* _TASK TO CARRY OUT_
Your output must consist solely of the lines from the "What matplotlib code" line through the "blue_r = 0.872" line, exactly as written, without images.

* _PROVIDED INFORMATION_
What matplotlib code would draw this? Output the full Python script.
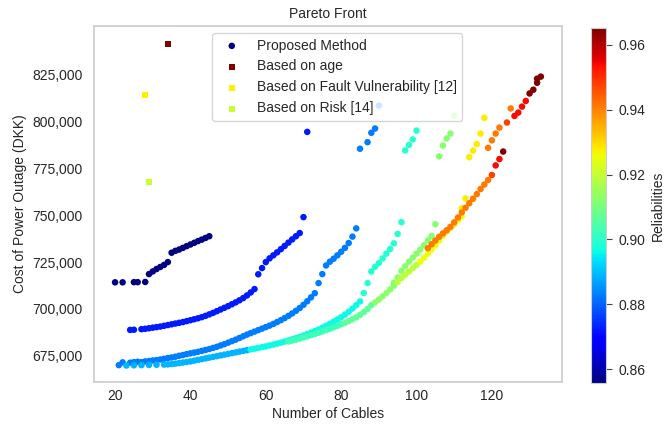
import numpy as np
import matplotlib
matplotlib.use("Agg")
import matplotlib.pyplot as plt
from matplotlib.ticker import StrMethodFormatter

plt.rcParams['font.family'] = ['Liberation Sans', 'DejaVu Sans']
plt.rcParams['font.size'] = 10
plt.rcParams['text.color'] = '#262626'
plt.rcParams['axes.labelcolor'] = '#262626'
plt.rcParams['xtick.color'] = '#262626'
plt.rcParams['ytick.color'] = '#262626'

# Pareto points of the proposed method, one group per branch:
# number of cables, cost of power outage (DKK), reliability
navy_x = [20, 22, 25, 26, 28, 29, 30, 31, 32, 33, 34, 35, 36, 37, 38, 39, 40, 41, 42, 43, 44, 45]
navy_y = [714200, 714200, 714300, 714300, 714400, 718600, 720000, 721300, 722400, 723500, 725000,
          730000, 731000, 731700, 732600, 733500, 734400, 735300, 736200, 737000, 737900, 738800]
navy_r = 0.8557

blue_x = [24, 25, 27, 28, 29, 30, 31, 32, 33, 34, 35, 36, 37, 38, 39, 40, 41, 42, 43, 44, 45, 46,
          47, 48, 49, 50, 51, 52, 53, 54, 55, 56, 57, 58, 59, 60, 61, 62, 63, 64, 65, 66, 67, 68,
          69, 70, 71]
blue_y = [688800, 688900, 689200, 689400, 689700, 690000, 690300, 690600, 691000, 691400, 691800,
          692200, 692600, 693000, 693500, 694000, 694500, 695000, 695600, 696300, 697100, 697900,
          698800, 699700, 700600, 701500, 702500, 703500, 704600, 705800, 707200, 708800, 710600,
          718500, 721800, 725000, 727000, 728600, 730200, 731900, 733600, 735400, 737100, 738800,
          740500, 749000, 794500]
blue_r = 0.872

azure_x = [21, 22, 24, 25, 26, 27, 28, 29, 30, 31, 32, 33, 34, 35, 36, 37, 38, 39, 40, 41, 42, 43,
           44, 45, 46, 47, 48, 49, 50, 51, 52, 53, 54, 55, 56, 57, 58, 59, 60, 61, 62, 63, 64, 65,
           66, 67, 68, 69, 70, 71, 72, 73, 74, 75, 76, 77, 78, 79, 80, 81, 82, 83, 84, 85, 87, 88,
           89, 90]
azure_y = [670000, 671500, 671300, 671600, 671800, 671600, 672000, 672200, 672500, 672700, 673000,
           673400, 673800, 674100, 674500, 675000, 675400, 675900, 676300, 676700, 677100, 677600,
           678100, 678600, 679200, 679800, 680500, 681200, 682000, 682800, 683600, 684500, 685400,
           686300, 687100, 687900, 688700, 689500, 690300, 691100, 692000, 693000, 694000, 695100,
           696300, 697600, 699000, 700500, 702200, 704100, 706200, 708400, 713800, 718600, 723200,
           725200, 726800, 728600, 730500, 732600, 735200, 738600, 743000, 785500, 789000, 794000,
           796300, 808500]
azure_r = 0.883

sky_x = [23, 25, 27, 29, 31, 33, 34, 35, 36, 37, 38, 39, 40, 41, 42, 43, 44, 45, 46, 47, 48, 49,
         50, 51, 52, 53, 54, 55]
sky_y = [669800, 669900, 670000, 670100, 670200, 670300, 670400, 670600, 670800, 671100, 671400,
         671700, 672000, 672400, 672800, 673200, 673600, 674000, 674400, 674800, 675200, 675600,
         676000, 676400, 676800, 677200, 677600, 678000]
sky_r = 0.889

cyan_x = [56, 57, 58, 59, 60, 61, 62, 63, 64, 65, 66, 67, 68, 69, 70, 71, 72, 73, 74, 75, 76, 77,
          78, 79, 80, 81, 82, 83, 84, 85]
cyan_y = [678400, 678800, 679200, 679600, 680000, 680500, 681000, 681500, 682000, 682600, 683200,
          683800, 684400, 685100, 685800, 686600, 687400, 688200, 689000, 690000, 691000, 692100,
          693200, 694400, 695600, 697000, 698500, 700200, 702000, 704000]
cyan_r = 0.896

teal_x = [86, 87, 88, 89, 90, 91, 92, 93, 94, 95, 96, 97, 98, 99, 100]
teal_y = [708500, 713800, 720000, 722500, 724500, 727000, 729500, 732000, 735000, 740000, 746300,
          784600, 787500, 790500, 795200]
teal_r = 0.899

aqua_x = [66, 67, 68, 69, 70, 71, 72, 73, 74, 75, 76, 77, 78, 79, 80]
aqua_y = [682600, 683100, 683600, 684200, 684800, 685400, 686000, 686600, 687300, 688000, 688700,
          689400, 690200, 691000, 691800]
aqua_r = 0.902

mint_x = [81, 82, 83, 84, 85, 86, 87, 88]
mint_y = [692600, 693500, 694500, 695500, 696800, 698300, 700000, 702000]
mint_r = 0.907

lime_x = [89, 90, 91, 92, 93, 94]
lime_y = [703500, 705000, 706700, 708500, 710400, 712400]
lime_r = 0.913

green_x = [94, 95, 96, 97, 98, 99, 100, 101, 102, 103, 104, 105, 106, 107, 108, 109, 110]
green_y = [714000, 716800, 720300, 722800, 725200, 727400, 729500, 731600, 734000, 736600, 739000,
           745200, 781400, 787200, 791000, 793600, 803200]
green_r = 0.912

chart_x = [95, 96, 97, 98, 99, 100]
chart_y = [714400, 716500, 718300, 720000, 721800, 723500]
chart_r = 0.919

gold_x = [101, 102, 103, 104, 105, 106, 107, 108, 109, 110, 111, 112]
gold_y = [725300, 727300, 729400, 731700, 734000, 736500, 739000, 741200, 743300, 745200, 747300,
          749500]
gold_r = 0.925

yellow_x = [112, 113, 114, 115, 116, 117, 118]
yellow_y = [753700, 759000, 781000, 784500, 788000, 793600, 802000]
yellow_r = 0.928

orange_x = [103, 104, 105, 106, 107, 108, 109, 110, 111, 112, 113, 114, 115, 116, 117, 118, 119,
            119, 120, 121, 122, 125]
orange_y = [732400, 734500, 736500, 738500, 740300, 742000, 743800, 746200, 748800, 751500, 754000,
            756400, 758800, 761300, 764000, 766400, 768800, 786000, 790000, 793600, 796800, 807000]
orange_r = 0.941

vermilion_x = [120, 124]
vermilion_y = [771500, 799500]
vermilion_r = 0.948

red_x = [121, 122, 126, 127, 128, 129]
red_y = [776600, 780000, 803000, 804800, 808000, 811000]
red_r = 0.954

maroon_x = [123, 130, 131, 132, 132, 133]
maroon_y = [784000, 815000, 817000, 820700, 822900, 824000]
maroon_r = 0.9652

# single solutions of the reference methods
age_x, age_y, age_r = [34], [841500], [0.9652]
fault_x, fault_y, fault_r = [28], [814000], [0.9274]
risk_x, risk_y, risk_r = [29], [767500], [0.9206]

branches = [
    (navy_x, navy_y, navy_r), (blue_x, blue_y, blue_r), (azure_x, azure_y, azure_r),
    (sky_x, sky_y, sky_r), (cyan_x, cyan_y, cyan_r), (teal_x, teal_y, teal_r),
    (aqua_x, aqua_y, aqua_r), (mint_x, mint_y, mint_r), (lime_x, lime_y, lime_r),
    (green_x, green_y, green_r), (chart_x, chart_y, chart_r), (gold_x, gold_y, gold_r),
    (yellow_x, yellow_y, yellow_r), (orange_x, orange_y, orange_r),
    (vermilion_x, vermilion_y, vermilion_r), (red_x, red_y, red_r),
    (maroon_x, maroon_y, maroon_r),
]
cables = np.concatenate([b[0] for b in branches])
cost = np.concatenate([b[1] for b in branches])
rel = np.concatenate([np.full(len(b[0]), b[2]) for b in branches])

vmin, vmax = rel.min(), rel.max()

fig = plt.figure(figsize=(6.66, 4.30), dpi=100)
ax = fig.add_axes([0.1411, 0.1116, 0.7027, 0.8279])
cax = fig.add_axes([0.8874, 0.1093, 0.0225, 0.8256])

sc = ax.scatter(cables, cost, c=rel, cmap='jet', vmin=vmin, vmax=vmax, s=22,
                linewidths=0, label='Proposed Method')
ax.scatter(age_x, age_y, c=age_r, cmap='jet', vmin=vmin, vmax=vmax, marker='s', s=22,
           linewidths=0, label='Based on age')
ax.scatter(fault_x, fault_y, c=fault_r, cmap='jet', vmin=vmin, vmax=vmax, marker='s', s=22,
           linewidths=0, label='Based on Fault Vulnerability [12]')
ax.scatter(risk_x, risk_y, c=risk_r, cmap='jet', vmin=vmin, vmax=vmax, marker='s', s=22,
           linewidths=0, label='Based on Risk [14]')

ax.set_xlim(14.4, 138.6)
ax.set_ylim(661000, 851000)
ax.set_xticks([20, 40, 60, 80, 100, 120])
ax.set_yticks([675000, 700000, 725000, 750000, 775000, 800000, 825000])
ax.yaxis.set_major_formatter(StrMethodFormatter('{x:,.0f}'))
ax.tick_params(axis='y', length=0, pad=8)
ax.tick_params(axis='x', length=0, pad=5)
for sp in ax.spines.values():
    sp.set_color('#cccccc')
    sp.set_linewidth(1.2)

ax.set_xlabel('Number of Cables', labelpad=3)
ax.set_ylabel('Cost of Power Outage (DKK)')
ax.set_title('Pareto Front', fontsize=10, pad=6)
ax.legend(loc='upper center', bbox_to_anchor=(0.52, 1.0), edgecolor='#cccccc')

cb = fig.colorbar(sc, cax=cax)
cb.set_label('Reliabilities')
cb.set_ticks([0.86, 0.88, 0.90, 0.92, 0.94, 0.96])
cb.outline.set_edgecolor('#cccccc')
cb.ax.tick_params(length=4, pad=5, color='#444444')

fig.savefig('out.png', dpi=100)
* * *
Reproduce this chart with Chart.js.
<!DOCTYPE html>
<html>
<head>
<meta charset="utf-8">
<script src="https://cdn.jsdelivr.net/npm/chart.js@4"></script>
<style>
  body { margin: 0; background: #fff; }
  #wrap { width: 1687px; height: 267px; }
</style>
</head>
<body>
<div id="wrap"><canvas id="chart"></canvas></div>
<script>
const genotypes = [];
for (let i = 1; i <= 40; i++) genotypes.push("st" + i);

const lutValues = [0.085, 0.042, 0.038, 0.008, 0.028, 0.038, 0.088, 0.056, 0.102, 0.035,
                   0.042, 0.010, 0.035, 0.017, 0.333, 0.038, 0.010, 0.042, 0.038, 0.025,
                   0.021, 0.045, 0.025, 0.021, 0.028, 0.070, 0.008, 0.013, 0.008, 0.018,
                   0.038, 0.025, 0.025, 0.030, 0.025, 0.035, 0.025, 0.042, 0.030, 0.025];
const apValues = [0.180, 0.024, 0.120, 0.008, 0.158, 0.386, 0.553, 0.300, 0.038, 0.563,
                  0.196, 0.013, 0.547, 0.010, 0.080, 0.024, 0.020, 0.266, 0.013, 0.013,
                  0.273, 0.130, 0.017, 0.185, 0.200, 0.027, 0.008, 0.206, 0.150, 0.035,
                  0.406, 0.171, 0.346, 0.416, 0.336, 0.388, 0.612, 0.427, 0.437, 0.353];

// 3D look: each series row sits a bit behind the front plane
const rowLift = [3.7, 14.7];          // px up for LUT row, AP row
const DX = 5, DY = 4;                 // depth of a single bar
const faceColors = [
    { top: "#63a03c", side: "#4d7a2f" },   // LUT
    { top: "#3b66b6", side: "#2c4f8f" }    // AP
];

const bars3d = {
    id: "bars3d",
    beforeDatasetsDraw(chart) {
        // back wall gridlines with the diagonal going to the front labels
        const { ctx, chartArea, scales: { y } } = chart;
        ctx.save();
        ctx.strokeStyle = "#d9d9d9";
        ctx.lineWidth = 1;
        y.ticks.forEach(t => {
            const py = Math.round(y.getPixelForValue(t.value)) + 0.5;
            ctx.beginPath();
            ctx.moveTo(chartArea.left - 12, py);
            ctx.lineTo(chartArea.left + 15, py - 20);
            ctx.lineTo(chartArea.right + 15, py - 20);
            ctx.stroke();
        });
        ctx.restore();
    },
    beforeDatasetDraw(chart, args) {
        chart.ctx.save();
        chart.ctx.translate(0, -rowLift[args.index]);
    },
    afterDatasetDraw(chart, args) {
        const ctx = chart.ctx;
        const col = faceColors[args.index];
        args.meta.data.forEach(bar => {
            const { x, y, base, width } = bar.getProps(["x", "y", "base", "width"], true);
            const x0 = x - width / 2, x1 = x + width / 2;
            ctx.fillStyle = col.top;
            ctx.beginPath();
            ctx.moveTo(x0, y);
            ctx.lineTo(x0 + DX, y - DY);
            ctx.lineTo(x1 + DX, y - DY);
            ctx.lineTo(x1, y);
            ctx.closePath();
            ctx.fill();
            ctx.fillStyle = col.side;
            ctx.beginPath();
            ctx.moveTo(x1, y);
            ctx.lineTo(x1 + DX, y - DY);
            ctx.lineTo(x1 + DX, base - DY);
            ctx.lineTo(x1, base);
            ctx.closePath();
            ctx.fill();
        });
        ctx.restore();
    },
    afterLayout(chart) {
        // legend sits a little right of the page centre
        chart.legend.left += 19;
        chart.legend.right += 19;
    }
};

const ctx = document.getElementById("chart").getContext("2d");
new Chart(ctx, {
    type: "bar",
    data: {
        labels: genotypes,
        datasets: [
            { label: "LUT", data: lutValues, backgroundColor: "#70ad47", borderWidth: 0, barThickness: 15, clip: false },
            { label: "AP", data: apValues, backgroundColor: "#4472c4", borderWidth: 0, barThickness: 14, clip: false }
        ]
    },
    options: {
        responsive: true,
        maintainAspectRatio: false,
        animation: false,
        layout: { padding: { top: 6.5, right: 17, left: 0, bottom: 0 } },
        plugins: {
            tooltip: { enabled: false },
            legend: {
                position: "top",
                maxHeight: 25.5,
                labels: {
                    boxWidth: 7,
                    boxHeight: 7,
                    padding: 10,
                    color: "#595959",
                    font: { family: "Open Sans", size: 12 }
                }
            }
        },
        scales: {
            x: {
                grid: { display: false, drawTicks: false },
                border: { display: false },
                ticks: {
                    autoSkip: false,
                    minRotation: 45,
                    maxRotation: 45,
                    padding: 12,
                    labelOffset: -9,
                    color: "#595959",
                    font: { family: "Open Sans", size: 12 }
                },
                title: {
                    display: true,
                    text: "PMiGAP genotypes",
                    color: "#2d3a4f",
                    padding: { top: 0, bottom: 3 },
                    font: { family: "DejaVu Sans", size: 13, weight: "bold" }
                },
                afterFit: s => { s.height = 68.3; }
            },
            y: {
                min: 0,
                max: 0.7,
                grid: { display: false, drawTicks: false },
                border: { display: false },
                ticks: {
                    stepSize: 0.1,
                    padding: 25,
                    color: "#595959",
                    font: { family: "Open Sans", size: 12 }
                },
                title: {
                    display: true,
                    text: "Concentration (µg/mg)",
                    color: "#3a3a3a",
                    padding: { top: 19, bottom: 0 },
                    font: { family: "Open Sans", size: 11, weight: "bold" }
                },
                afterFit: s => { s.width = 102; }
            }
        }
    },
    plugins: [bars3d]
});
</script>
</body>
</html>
...
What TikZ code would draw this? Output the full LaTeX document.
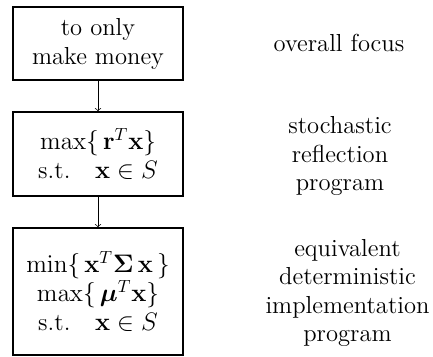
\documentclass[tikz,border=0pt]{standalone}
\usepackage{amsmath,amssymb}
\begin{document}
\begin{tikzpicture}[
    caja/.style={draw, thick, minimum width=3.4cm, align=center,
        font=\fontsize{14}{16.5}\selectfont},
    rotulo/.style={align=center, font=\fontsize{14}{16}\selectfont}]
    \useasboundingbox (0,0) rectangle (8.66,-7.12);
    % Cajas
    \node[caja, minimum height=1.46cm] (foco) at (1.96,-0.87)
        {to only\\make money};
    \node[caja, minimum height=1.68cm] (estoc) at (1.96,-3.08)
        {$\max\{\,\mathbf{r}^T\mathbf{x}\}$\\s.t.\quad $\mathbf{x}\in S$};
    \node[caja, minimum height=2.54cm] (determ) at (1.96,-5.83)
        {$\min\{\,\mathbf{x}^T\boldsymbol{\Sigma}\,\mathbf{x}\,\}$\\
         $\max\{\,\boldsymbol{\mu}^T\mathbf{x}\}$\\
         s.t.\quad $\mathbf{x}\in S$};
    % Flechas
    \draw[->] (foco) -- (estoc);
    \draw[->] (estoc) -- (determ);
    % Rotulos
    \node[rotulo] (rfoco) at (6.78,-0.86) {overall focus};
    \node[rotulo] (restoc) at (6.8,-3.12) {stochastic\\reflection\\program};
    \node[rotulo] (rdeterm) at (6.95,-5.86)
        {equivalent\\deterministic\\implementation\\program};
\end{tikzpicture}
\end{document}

* _FINISHED ANSWER_
What matplotlib code would draw this? Output the full Python script.
import numpy as np
import matplotlib
matplotlib.use("Agg")
import matplotlib.pyplot as plt
from matplotlib.ticker import StrMethodFormatter

plt.rcParams['font.family'] = ['Liberation Sans', 'DejaVu Sans']
plt.rcParams['font.size'] = 10
plt.rcParams['text.color'] = '#262626'
plt.rcParams['axes.labelcolor'] = '#262626'
plt.rcParams['xtick.color'] = '#262626'
plt.rcParams['ytick.color'] = '#262626'

# Pareto points of the proposed method, one group per branch:
# number of cables, cost of power outage (DKK), reliability
navy_x = [20, 22, 25, 26, 28, 29, 30, 31, 32, 33, 34, 35, 36, 37, 38, 39, 40, 41, 42, 43, 44, 45]
navy_y = [714200, 714200, 714300, 714300, 714400, 718600, 720000, 721300, 722400, 723500, 725000,
          730000, 731000, 731700, 732600, 733500, 734400, 735300, 736200, 737000, 737900, 738800]
navy_r = 0.8557

blue_x = [24, 25, 27, 28, 29, 30, 31, 32, 33, 34, 35, 36, 37, 38, 39, 40, 41, 42, 43, 44, 45, 46,
          47, 48, 49, 50, 51, 52, 53, 54, 55, 56, 57, 58, 59, 60, 61, 62, 63, 64, 65, 66, 67, 68,
          69, 70, 71]
blue_y = [688800, 688900, 689200, 689400, 689700, 690000, 690300, 690600, 691000, 691400, 691800,
          692200, 692600, 693000, 693500, 694000, 694500, 695000, 695600, 696300, 697100, 697900,
          698800, 699700, 700600, 701500, 702500, 703500, 704600, 705800, 707200, 708800, 710600,
          718500, 721800, 725000, 727000, 728600, 730200, 731900, 733600, 735400, 737100, 738800,
          740500, 749000, 794500]
blue_r = 0.872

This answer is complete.